Get ready to dodge things flying around Warwickshire’s northern Cotswolds too

Actually you will probably be OK. Most of the skirmishes that have occurred around here since the Battle of Edgehill, such as war games, motocross and 6,000 proposed houses, have all been banished by the ever-watchful quietness-loving local guardians.

The Cotswold village of Broadway is renowned for its honey-coloured houses and architecture
The Cotswold village of Broadway is renowned for its honey-coloured houses and architecture (John Wright)

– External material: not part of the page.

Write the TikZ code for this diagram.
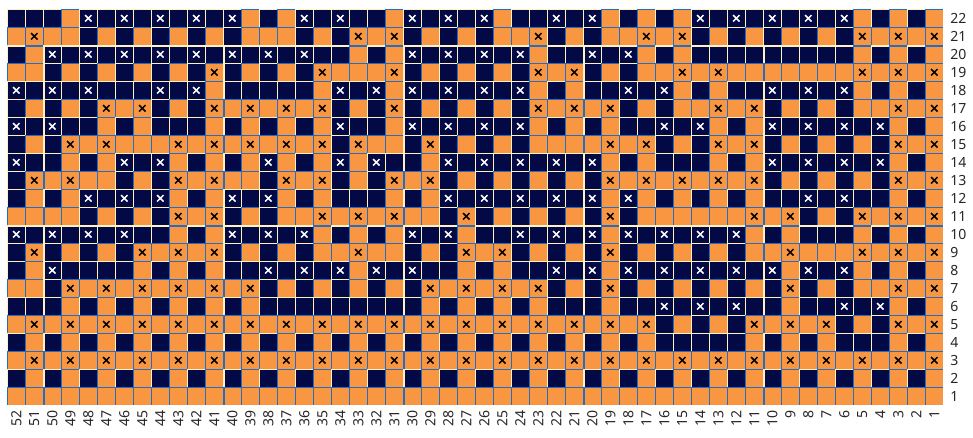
\documentclass[tikz,border=0pt]{standalone}
\usepackage{fontspec}
\setmainfont{Noto Sans}

\definecolor{yarnorange}{RGB}{248,150,66}
\definecolor{yarnnavy}{RGB}{2,9,68}
\definecolor{lineblue}{RGB}{33,110,196}
\definecolor{linecream}{RGB}{255,242,190}

\newcount\stitchcol
\newcount\stitchrow

% one chart row: row index from the top, then one letter per stitch
% o = orange, O = orange with cross, n = navy, N = navy with cross
\def\chartrow#1#2{\stitchrow=#1\relax\stitchcol=0\relax\readstitch#2\relax}
\def\readstitch#1{%
  \ifx#1\relax\else
    \csname stitch#1\endcsname
    \advance\stitchcol by 1\relax
    \expandafter\readstitch
  \fi}

\def\knitcell#1#2#3{%
  \pgfmathsetmacro\cellx{7.3+18*\the\stitchcol}%
  \pgfmathsetmacro\celly{9.3+18*\the\stitchrow}%
  \pgfmathtruncatemacro\colmod{mod(\the\stitchcol,10)}%
  \def\gapl{0.7}\def\gapr{0.7}\def\gapt{0.7}\def\gapb{0.7}%
  % wider edge after every tenth stitch and row
  \ifnum\stitchrow>1 \ifnum\colmod=2 \def\gapl{2.1}\fi\fi
  \ifnum\stitchrow=2 \def\gapt{2.1}\fi
  \ifnum\stitchrow=12 \def\gapt{2.1}\fi
  \fill[#2] (\cellx,\celly) rectangle ++(18,18);
  \fill[#1] ({\cellx+\gapl},{\celly+\gapt}) rectangle ({\cellx+18-\gapr},{\celly+18-\gapb});
  \if\relax\detokenize{#3}\relax\else
    \draw[#3, line width=1.1pt] ({\cellx+5.8},{\celly+5.8}) -- ++(6.4,6.4)
      ({\cellx+5.8},{\celly+12.2}) -- ++(6.4,-6.4);
  \fi}

\def\stitcho{\knitcell{yarnorange}{lineblue}{}}
\def\stitchO{\knitcell{yarnorange}{lineblue}{black}}
\def\stitchn{\knitcell{yarnnavy}{linecream}{}}
\def\stitchN{\knitcell{yarnnavy}{linecream}{white}}

\begin{document}
\begin{tikzpicture}[x=0.75pt, y=-0.75pt]
	\tikzstyle{rowlabel} =[anchor=west, inner sep=0pt, text=black!85, font=\fontsize{10.5}{12}\selectfont];
	\tikzstyle{collabel} =[anchor=east, rotate=90, inner sep=0pt, text=black!85, font=\fontsize{10.5}{12}\selectfont];
	\useasboundingbox (0,0) rectangle (973,437);

	\chartrow{0}{n n n o N n N n N n N n N o n o N n  N n n o N n N n N o n n N n N o n o  n o N n N n N n N n N o n o n o}
	\chartrow{1}{o O o o n o n o n o n o n o o o n o  n O o O n o n o n o o O n o n o o O  o O n o n o n o n o n O o O o O}
	\chartrow{2}{n o N n N n N n N n N n N n N n N n  n o n o N n N n N n N o n n N n N o  n o n n n n n n n n n o n o n o}
	\chartrow{3}{o o n o n o n o n o n O n o n o n O  o o o O n o n o n o n O o O n o n o  o O o O o o o o o o o O o O o O}
	\chartrow{4}{N n N n N n n n N n N o n n n n n o  N n N o N n N n N n N o n o n n N n  N o n o n n N n N n N o n o n o}
	\chartrow{5}{n o n o n O o O n o n O o O o O o O  n o n O n o n o n o n O o O o O n o  n o o O o O n o n o n o o O o O}
	\chartrow{6}{N n N n n o n o n n n o n o n o n o  N n n o N n N n N n N o n o n o n n  N n N o n o N n N n N n N o n o}
	\chartrow{7}{n o n O o O o o o O o O o O o O o O  n O o o n O n o n o n o o o o O o O  n o n O o O n o n o n o n O o O}
	\chartrow{8}{N n n o n o N n N o n o n o N o n o  N o N n n o N n N n N n N n N o n o  n n n o n o N n N n N n N o n o}
	\chartrow{9}{n O o O o o n o n O o O o o n O o O  n o n O o O n o n o n o n o n O o O  o O o O o O n o n o n o n O o O}
	\chartrow{10}{n o n o N n N n N o n o N n N o n o  n n n o n o N n N n N n N n N o N o  n o n o n o n n N n N n n o n o}
	\chartrow{11}{o o o o n o n o n O o O n o n o o O  o O o O o o n O n o n o n o n O n o  o o o o o O o O n o n O o O o O}
	\chartrow{12}{N n N n N n N n n o n o N n N n N o  n o n o N n N o n n N n N n N o N n  N n N n N o n o n n n o n o n o}
	\chartrow{13}{n O n o n o n O o O o O n o n o n o  o O o o n o n O o O n o n o n O n o  n o n o n o o O o o o O o O o O}
	\chartrow{14}{n o N n n n n o n o n o n n N n N n  N o N n N n n o n o n n N n N o N n  N n N n N n N o N n N o n o n o}
	\chartrow{15}{o o n O o O o O o O o O o O n o n o  n o n o n O o O o O o O n o n O n o  n o n o n o n O n o n o o O o O}
	\chartrow{16}{n n n o n o n o n o n o n o n n n n  n n n n n o n o n o n o n n n o n n  N n N n N n n o n n N n N o n o}
	\chartrow{17}{o O o O o O o O o O o O o O o O o O  o O o O o O o O o O o O o O o O o O  n o n o n O o O o O n o n O o O}
	\chartrow{18}{n o n o n o n o n o n o n o n o n o  n o n o n o n o n o n o n o n o n o  n n n n n o n o n o n n n o n o}
	\chartrow{19}{o O o O o O o O o O o O o O o O o O  o O o O o O o O o O o O o O o O o O  o O o O o O o O o O o O o O o O}
	\chartrow{20}{n o n o n o n o n o n o n o n o n o  n o n o n o n o n o n o n o n o n o  n o n o n o n o n o n o n o n o}
	\chartrow{21}{o o o o o o o o o o o o o o o o o o  o o o o o o o o o o o o o o o o o o  o o o o o o o o o o o o o o o o}

	\foreach \k in {1,...,22}
		\node[rowlabel] (rownum\k) at (950,{18.3+18*(22-\k)}) {\k};
	\foreach \k in {1,...,52}
		\node[collabel] (colnum\k) at ({16.3+18*(52-\k)},410) {\k};
\end{tikzpicture}
\end{document}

Spot houses in Worcestershire’s Cotswolds that aren’t gift shops

Church bells hidden in the forest around here during the Reformation are said to ring at night, and should not be confused with the ringing of cash registers in Broadway, one of the most visited villages in the world. Stone-mullioned windows, wisteria over doorways, “Tourists peer into our windows,” we heard someone say. They were probably less interested in his William Morris collectibles than in finding an “If the smoke alarm goes, your dinner’s ready” fridge magnet.

So the Cotswolds await you. As for the bearded Morris dancer who almost signed me up, we saw him at the street fair later, slumped drunkenly with his drum against the back of a flatbed truck, banging resolutely as his men hopped up and down. (I kept out of sight.)